[Plotting code records]
□ □ □ □ □ □ □

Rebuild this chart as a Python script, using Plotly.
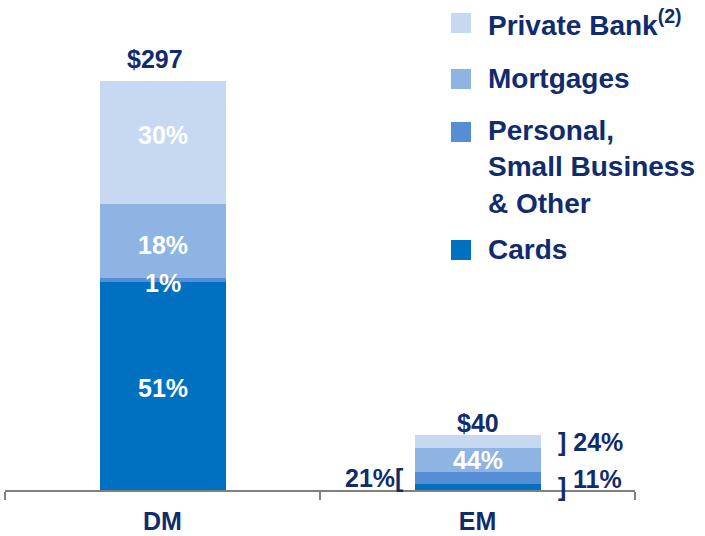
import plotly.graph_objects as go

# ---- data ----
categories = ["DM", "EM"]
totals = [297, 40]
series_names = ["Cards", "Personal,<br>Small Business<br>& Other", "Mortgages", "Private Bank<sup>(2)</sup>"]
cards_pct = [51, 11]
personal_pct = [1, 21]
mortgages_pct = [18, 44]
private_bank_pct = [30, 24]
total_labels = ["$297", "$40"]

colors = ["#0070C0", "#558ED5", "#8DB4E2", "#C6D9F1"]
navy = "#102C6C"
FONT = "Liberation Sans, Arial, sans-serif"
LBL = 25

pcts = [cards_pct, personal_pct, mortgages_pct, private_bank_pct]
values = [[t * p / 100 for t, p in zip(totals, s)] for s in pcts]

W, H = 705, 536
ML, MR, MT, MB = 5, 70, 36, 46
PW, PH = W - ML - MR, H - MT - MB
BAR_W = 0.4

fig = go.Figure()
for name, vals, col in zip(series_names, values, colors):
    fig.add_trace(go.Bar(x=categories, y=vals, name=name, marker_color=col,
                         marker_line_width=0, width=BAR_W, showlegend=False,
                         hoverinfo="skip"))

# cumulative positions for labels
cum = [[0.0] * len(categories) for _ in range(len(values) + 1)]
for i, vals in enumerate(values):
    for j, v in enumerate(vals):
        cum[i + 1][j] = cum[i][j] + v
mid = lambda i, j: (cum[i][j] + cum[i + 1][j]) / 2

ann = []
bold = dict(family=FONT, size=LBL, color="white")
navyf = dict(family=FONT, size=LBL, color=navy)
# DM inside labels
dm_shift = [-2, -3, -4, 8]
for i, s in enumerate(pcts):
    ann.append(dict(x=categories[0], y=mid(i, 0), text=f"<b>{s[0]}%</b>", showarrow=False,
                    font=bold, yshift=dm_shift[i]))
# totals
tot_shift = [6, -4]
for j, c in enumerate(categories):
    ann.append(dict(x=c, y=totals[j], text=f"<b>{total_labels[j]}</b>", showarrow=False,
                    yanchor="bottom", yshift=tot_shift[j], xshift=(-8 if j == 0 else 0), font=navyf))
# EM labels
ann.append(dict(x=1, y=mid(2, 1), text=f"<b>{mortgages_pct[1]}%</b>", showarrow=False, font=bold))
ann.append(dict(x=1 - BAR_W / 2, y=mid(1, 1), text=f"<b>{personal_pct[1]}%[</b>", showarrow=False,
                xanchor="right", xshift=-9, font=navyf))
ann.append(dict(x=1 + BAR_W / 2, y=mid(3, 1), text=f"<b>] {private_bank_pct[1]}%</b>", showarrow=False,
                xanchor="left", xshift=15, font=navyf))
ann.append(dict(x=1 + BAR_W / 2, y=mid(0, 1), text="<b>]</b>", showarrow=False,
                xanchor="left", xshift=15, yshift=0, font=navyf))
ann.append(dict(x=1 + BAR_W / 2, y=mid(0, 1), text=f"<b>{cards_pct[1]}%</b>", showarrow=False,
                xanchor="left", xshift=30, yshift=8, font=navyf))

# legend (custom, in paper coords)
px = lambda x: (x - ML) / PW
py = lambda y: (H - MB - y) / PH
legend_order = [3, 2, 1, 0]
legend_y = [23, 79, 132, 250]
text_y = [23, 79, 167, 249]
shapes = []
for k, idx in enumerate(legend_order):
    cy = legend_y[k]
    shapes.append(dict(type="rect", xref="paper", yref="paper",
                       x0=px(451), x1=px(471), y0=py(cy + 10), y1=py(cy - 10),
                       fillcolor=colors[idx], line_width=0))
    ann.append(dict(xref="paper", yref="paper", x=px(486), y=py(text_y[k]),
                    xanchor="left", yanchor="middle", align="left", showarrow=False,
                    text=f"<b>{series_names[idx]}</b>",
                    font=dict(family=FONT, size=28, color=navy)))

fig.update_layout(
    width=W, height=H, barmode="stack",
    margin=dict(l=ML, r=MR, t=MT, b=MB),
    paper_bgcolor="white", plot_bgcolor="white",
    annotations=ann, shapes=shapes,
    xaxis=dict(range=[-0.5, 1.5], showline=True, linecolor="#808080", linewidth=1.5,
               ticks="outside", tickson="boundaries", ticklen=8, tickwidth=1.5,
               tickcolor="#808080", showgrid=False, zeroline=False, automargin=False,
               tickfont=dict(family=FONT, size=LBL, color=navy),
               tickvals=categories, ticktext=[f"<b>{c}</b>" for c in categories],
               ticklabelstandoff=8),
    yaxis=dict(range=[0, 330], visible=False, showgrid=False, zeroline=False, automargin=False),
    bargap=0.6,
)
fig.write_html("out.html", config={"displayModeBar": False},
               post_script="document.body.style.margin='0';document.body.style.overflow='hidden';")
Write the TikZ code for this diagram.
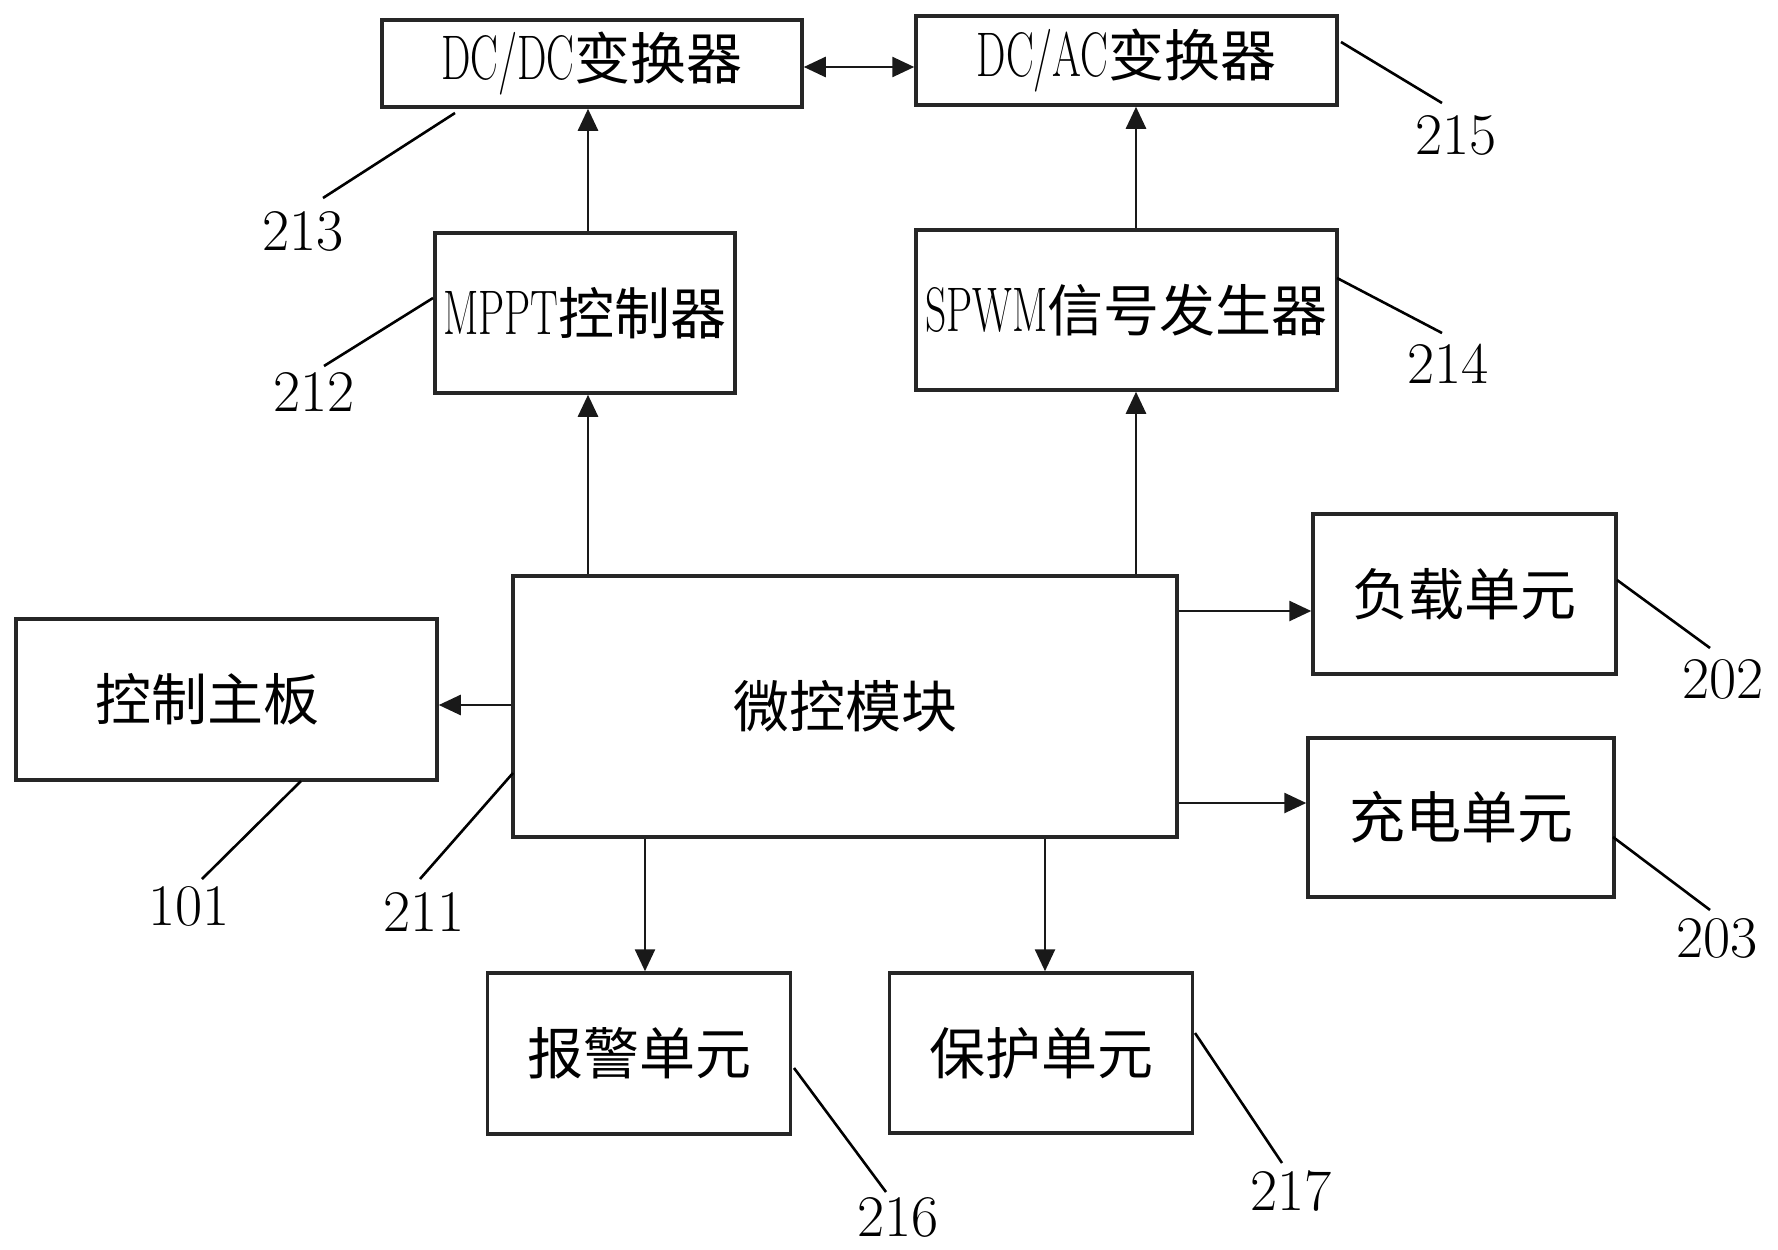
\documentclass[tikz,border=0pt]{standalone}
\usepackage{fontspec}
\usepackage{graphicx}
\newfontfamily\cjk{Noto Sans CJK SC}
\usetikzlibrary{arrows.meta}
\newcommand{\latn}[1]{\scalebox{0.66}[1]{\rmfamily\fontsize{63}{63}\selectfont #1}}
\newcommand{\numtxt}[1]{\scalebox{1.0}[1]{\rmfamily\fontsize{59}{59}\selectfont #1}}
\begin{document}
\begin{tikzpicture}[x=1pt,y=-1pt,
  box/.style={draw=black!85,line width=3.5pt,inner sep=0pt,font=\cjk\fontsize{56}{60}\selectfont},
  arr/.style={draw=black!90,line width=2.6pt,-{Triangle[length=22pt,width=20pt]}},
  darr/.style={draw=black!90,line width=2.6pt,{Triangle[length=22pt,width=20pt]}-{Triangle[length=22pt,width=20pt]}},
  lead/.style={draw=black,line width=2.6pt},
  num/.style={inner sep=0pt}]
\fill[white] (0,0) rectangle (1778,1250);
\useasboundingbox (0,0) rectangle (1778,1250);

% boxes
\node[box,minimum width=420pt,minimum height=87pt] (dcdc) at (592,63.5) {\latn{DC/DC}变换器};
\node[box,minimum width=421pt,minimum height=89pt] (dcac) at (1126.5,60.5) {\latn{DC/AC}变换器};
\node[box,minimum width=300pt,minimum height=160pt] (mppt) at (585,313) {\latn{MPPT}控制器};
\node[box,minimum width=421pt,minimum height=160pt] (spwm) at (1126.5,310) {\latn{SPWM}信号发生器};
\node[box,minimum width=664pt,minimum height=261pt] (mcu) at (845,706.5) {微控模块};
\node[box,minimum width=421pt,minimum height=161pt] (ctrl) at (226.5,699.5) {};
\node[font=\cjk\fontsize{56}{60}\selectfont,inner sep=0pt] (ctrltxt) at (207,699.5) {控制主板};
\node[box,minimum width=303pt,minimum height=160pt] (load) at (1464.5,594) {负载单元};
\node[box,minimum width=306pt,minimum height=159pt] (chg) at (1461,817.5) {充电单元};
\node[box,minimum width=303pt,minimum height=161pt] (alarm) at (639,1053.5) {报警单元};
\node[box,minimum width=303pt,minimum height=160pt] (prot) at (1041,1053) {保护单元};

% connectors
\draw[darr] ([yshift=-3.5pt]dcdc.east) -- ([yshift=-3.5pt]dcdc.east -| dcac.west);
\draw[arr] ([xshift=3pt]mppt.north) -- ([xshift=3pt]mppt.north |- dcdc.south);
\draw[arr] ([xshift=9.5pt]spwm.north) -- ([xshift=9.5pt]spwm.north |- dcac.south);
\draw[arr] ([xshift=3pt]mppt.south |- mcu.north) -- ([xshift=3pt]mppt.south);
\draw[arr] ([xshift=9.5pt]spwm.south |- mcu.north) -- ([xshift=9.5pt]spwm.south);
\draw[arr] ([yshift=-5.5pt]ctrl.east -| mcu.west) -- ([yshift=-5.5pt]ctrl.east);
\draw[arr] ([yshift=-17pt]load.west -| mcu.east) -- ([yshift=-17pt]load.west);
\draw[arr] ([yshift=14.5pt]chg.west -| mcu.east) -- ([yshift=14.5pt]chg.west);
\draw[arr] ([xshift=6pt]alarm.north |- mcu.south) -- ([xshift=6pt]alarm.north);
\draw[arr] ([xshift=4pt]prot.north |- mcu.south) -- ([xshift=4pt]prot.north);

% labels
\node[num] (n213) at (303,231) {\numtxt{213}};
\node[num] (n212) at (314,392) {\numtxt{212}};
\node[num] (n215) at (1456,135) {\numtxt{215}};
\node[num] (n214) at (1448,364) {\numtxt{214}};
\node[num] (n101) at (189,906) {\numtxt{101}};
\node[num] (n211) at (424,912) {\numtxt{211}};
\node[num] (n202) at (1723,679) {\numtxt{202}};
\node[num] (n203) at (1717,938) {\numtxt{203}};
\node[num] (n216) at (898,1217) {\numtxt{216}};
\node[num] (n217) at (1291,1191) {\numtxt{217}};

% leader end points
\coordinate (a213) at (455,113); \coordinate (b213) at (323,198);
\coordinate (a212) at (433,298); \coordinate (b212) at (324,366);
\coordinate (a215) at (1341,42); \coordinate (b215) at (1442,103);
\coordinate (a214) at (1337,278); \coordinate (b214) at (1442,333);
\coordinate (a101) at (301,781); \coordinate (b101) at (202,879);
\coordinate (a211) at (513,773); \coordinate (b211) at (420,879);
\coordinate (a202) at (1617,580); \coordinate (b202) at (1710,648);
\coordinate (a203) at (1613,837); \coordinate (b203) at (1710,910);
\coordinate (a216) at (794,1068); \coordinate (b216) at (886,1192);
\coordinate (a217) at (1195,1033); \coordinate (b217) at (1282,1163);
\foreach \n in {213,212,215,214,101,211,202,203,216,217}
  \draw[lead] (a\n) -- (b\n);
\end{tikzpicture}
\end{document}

□ □ □ □ □ □ □

Without the pictures, give again only the lines beginning at the line that contains "Write the TikZ code for this diagram." and stopping after the line that contains "width=303pt,minimum height=160pt] (prot)", exactly as written.

- [Result for this task]
Write the TikZ code for this diagram.
\documentclass[tikz,border=0pt]{standalone}
\usepackage{fontspec}
\usepackage{graphicx}
\newfontfamily\cjk{Noto Sans CJK SC}
\usetikzlibrary{arrows.meta}
\newcommand{\latn}[1]{\scalebox{0.66}[1]{\rmfamily\fontsize{63}{63}\selectfont #1}}
\newcommand{\numtxt}[1]{\scalebox{1.0}[1]{\rmfamily\fontsize{59}{59}\selectfont #1}}
\begin{document}
\begin{tikzpicture}[x=1pt,y=-1pt,
  box/.style={draw=black!85,line width=3.5pt,inner sep=0pt,font=\cjk\fontsize{56}{60}\selectfont},
  arr/.style={draw=black!90,line width=2.6pt,-{Triangle[length=22pt,width=20pt]}},
  darr/.style={draw=black!90,line width=2.6pt,{Triangle[length=22pt,width=20pt]}-{Triangle[length=22pt,width=20pt]}},
  lead/.style={draw=black,line width=2.6pt},
  num/.style={inner sep=0pt}]
\fill[white] (0,0) rectangle (1778,1250);
\useasboundingbox (0,0) rectangle (1778,1250);

% boxes
\node[box,minimum width=420pt,minimum height=87pt] (dcdc) at (592,63.5) {\latn{DC/DC}变换器};
\node[box,minimum width=421pt,minimum height=89pt] (dcac) at (1126.5,60.5) {\latn{DC/AC}变换器};
\node[box,minimum width=300pt,minimum height=160pt] (mppt) at (585,313) {\latn{MPPT}控制器};
\node[box,minimum width=421pt,minimum height=160pt] (spwm) at (1126.5,310) {\latn{SPWM}信号发生器};
\node[box,minimum width=664pt,minimum height=261pt] (mcu) at (845,706.5) {微控模块};
\node[box,minimum width=421pt,minimum height=161pt] (ctrl) at (226.5,699.5) {};
\node[font=\cjk\fontsize{56}{60}\selectfont,inner sep=0pt] (ctrltxt) at (207,699.5) {控制主板};
\node[box,minimum width=303pt,minimum height=160pt] (load) at (1464.5,594) {负载单元};
\node[box,minimum width=306pt,minimum height=159pt] (chg) at (1461,817.5) {充电单元};
\node[box,minimum width=303pt,minimum height=161pt] (alarm) at (639,1053.5) {报警单元};
\node[box,minimum width=303pt,minimum height=160pt] (prot) at (1041,1053) {保护单元};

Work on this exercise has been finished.